1. Phase 1: Manual (Month 1–3)
- Define commission structures for all channels
- Create commission rate tables in spreadsheet
- Build monthly commission calculation process
- Set up chargeback tracking
- Create agent commission statements
2. Phase 2: Semi-Automated (Month 3–6)
- Implement commission module in PAS (or add-on)
- Automate commission calculation from PAS data
- Build automated chargeback triggers
- Create commission reconciliation reports
- Set up ACH payment processing
3. Phase 3: Fully Automated (Month 6+)
- Commission management system with full automation
- Agent portal with self-service commission access
- Automated 1099 generation
- Commission analytics dashboard
- Integration with accounting system
Frequently Asked Questions
How do agent commissions work?
Carrier pays MGA commission (20–35%).
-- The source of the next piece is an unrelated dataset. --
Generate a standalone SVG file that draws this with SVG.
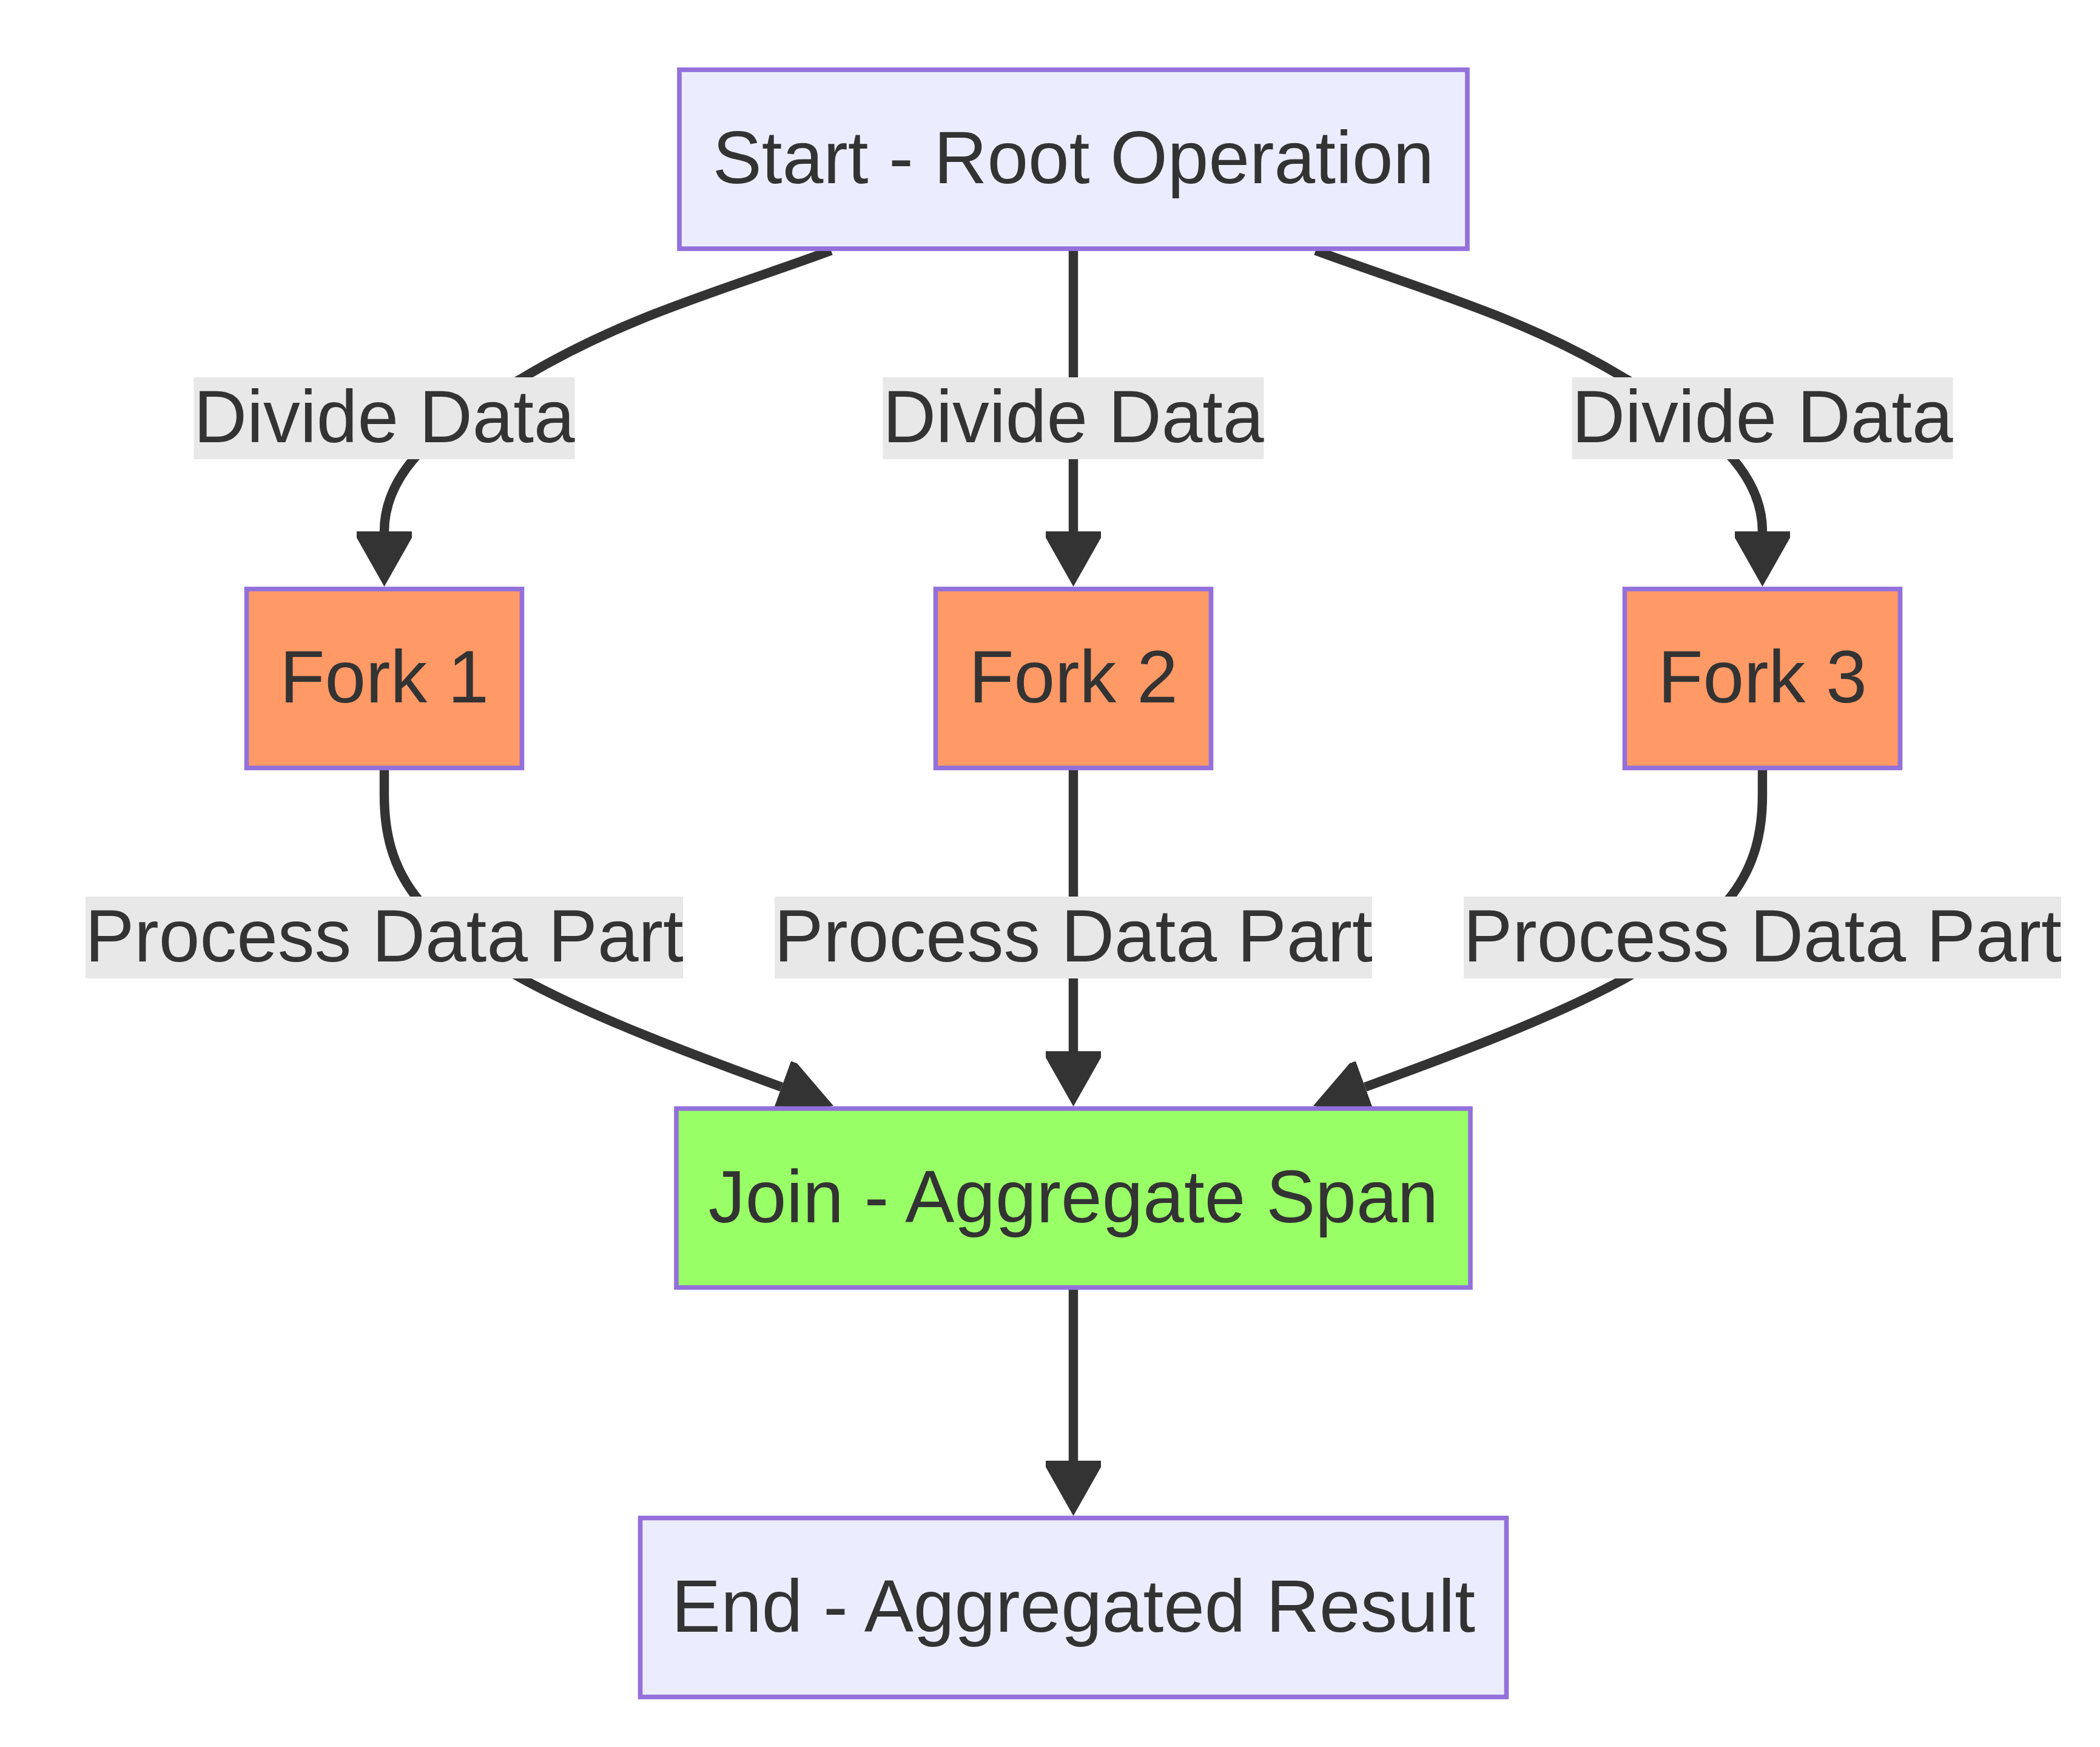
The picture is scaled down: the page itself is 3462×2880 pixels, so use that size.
<svg xmlns="http://www.w3.org/2000/svg" width="3462" height="2880" viewBox="0 0 3462 2880">
  <style>
    .node rect { stroke: #9370DB; stroke-width: 7.6; }
    .plain rect { fill: #ECECFF; }
    .fork rect { fill: #FF9966; }
    .join rect { fill: #99FF66; }
    text { font-family: "Liberation Sans", Arial, sans-serif; font-size: 121.6px; fill: #333333; text-anchor: middle; }
    .edge { fill: none; stroke: #333333; stroke-width: 15.4; marker-end: url(#arrow); }
    .lbl rect { fill: #E8E8E8; }
  </style>
  <defs>
    <marker id="arrow" viewBox="0 0 91 91" markerWidth="91" markerHeight="91" markerUnits="userSpaceOnUse" refX="0" refY="45.5" orient="auto">
      <path d="M0,0 L10.5,0 L91,45.5 L10.5,91 L0,91 Z" fill="#333333"/>
    </marker>
  </defs>
  <rect x="0" y="0" width="3462" height="2880" fill="#FFFFFF"/>

  <g id="connectors">
    <path id="e-start-fork1" class="edge" d="M1370,413 C1197,477 1033,520 863,622 C763,682 633.5,757 633.5,876"/>
    <path id="e-start-fork2" class="edge" d="M1769.5,410 L1769.5,876"/>
    <path id="e-start-fork3" class="edge" d="M2169,413 C2342,477 2506,520 2676,622 C2776,682 2905.5,757 2905.5,876"/>
    <path id="e-fork1-join" class="edge" d="M633.5,1266 L633.5,1310 C633.5,1440 690,1517.8 860,1613 C980,1679 1158.5,1744.7 1288.5,1792"/>
    <path id="e-fork2-join" class="edge" d="M1769.5,1266 L1769.5,1733"/>
    <path id="e-fork3-join" class="edge" d="M2905.5,1266 L2905.5,1310 C2905.5,1440 2849,1517.8 2679,1613 C2559,1679 2380.5,1744.7 2250.5,1792"/>
    <path id="e-join-end" class="edge" d="M1769.5,2122.5 L1769.5,2408"/>
  </g>

  <g id="edge-labels">
    <g id="l-divide-1" class="lbl"><rect x="319.5" y="622" width="628" height="135"/><text x="633.5" y="729">Divide Data</text></g>
    <g id="l-divide-2" class="lbl"><rect x="1455.5" y="622" width="628" height="135"/><text x="1769.5" y="729">Divide Data</text></g>
    <g id="l-divide-3" class="lbl"><rect x="2591.5" y="622" width="628" height="135"/><text x="2905.5" y="729">Divide Data</text></g>
    <g id="l-process-1" class="lbl"><rect x="141" y="1478" width="985" height="135"/><text x="633.5" y="1585">Process Data Part</text></g>
    <g id="l-process-2" class="lbl"><rect x="1277" y="1478" width="985" height="135"/><text x="1769.5" y="1585">Process Data Part</text></g>
    <g id="l-process-3" class="lbl"><rect x="2413" y="1478" width="985" height="135"/><text x="2905.5" y="1585">Process Data Part</text></g>
  </g>

  <g id="node-start" class="node plain">
    <rect x="1120" y="115" width="1299" height="295"/>
    <text x="1769.5" y="302">Start - Root Operation</text>
  </g>
  <g id="node-fork1" class="node fork">
    <rect x="406.5" y="971" width="454" height="295"/>
    <text x="633.5" y="1158">Fork 1</text>
  </g>
  <g id="node-fork2" class="node fork">
    <rect x="1542.5" y="971" width="454" height="295"/>
    <text x="1769.5" y="1158">Fork 2</text>
  </g>
  <g id="node-fork3" class="node fork">
    <rect x="2678.5" y="971" width="454" height="295"/>
    <text x="2905.5" y="1158">Fork 3</text>
  </g>
  <g id="node-join" class="node join">
    <rect x="1115" y="1827.5" width="1309" height="295"/>
    <text x="1769.5" y="2014.5">Join - Aggregate Span</text>
  </g>
  <g id="node-end" class="node plain">
    <rect x="1055.5" y="2502.5" width="1428" height="295"/>
    <text x="1769.5" y="2689.5">End - Aggregated Result</text>
  </g>
</svg>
MGA pays agents sub-commission (10–20%). MGA retains the spread. Chargebacks apply on early cancellations.
What rates do agents earn?
New business: 10–20% depending on channel. Renewals: 50–75% of new business rate. Overrides: 2–5% for managers.
How do you track and pay?
PAS or commission management system. Calculate monthly, reconcile to premium, generate statements, pay via ACH. Automate everything.
What regulatory requirements apply?
Licensed agents only, anti-rebating compliance, 1099 reporting ($600+ threshold), record retention, and state-specific rules.
What is a commission chargeback?
Return of commission on early policy cancellation. Typically 100% within 30 days, scaling down to 0% after 12 months. Deducted from future payments.
When should you automate commission tracking?
At 50+ agents or 2,000+ policies. Manual tracking becomes error-prone at scale, causing overpayments, missed chargebacks, and agent disputes.
How do you handle commission disputes?
Log, research (1–5 days), resolve or explain (5–10 days), process corrections in next payment cycle, and provide written resolution by day 10.
What accounting entries are needed for commissions?
Debit commission expense / credit commission payable on accrual. Debit commission payable / credit bank on payment. Reverse entries for chargebacks.